SOURCE EXCERPT:
....

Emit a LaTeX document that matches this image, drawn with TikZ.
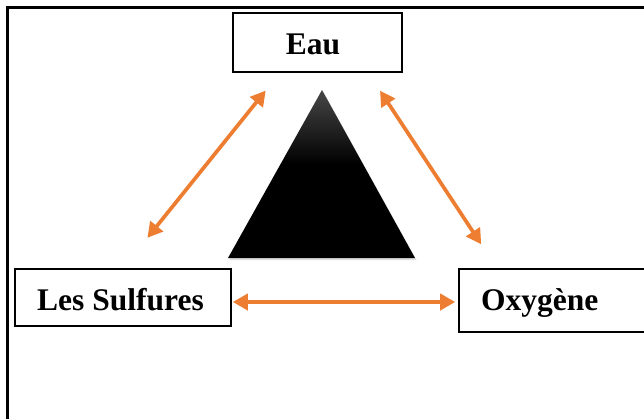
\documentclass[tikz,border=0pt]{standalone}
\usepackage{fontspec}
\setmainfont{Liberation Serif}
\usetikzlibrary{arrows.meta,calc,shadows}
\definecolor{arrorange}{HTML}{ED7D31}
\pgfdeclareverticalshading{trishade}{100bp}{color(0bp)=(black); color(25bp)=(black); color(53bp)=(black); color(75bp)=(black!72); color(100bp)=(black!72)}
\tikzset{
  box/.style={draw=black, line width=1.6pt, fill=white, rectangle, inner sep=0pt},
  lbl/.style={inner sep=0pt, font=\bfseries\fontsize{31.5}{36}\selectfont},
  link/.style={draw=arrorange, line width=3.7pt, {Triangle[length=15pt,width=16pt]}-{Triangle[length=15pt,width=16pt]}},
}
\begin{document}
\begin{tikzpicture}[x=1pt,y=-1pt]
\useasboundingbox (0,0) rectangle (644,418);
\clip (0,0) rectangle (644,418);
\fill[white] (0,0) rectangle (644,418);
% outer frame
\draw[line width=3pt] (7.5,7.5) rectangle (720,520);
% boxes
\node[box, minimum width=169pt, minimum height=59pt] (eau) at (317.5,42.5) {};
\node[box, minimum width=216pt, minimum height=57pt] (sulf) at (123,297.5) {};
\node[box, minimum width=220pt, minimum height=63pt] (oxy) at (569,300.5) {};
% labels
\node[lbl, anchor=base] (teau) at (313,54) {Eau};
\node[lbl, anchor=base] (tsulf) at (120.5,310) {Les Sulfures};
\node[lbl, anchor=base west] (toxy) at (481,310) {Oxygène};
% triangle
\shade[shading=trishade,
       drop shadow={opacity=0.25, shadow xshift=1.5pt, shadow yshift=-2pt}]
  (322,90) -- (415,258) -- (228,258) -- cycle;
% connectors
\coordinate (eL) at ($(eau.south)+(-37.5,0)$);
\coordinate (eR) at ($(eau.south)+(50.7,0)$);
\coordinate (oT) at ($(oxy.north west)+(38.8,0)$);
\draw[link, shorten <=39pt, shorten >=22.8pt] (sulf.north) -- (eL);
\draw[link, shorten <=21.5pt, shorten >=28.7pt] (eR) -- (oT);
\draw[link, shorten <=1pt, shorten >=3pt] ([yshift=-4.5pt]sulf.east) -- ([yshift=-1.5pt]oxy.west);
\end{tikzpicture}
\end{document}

....

GIVEN REQUEST: Copy out each line exactly, without the pictures.

SOLUTION:
Emit a LaTeX document that matches this image, drawn with TikZ.
\documentclass[tikz,border=0pt]{standalone}
\usepackage{fontspec}
\setmainfont{Liberation Serif}
\usetikzlibrary{arrows.meta,calc,shadows}
\definecolor{arrorange}{HTML}{ED7D31}
\pgfdeclareverticalshading{trishade}{100bp}{color(0bp)=(black); color(25bp)=(black); color(53bp)=(black); color(75bp)=(black!72); color(100bp)=(black!72)}
\tikzset{
  box/.style={draw=black, line width=1.6pt, fill=white, rectangle, inner sep=0pt},
  lbl/.style={inner sep=0pt, font=\bfseries\fontsize{31.5}{36}\selectfont},
  link/.style={draw=arrorange, line width=3.7pt, {Triangle[length=15pt,width=16pt]}-{Triangle[length=15pt,width=16pt]}},
}
\begin{document}
\begin{tikzpicture}[x=1pt,y=-1pt]
\useasboundingbox (0,0) rectangle (644,418);
\clip (0,0) rectangle (644,418);
\fill[white] (0,0) rectangle (644,418);
% outer frame
\draw[line width=3pt] (7.5,7.5) rectangle (720,520);
% boxes
\node[box, minimum width=169pt, minimum height=59pt] (eau) at (317.5,42.5) {};
\node[box, minimum width=216pt, minimum height=57pt] (sulf) at (123,297.5) {};
\node[box, minimum width=220pt, minimum height=63pt] (oxy) at (569,300.5) {};
% labels
\node[lbl, anchor=base] (teau) at (313,54) {Eau};
\node[lbl, anchor=base] (tsulf) at (120.5,310) {Les Sulfures};
\node[lbl, anchor=base west] (toxy) at (481,310) {Oxygène};
% triangle
\shade[shading=trishade,
       drop shadow={opacity=0.25, shadow xshift=1.5pt, shadow yshift=-2pt}]
  (322,90) -- (415,258) -- (228,258) -- cycle;
% connectors
\coordinate (eL) at ($(eau.south)+(-37.5,0)$);
\coordinate (eR) at ($(eau.south)+(50.7,0)$);
\coordinate (oT) at ($(oxy.north west)+(38.8,0)$);
\draw[link, shorten <=39pt, shorten >=22.8pt] (sulf.north) -- (eL);
\draw[link, shorten <=21.5pt, shorten >=28.7pt] (eR) -- (oT);
\draw[link, shorten <=1pt, shorten >=3pt] ([yshift=-4.5pt]sulf.east) -- ([yshift=-1.5pt]oxy.west);
\end{tikzpicture}
\end{document}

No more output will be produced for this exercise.